In post-apartheid South Africa, as an entire culture sought healing and health after years of turmoil and racial division and injustice, Archbishop Desmond Tutu spoke with great boldness and clarity, calling an entire society to see the humanity and dignity in the other, famously saying, “My humanity is bound up in yours, for we can only be human together.” While this sentiment finds native expression in the African philosophy of Ubuntu, Archbishop Tutu was most certainly looking explicitly to the teaching of Jesus and the Biblical vision of unity within diversity, which St. Paul so famously speaks to through the image of a “body.”
It is remarkably easy to build a worldview that is entirely informed and shaped by our personal interests and individualistic impulses and desires. We eat what we want to eat, shop where we want to shop, and play where we want to play. If you don’t fit into the categories that I find interesting or compelling, why should I bother getting to know you or your passions? You do you and I’ll do me, as we say. And while at one level this is a cultural inevitability, as South Africa reminds us, the stakes of division are often much, much higher than fashion or musical preferences.

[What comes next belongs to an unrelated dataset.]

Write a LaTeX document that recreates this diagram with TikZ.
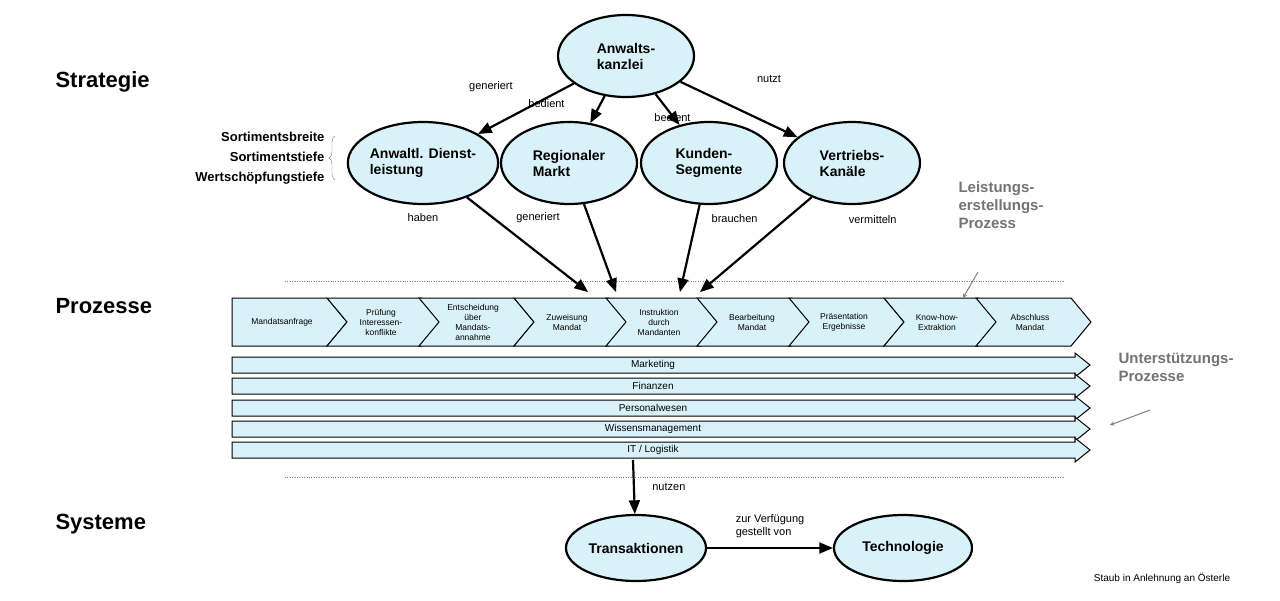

We must never underestimate the cost of division within the body of Christ. As Jesus reminds us in the High Priestly Prayer, our unity is directly linked to the mission of God and is our testament to the unifying power of God’s love in the face of hatred and division.
“The glory that you have given me I have given them, so that they may be one, as we are one, I in them and you in me, that they may become completely one, so that the world may know that you have sent me and have loved them even as you have loved me” (John 17:22-23).
One of the great joys of serving as a pastor is serving the communion meal to the congregation. In this act, the beautiful diversity of the church is on full display! I am frequently reminded that the church is one of the only places in our entire lives in which such racial, cultural, and economic diversity comes together in a posture of humility and equality. Before the Lord, we are simply sons and daughters, equally loved and cherished by him. A Fortune 500 CEO and a 5th grade student pray the Lord’s Prayer in unison, their voices uniting in petition and praise. A man suffering from severe mental and physical limitations and a woman who is a world-class athlete receive the same bread and drink from the same cup.
We come together, not as individuals who happen to brush shoulders, but as family united together by the same Lord who reminds us that our identity is deeply bound up in our ability to dignify, honor, and embrace the other.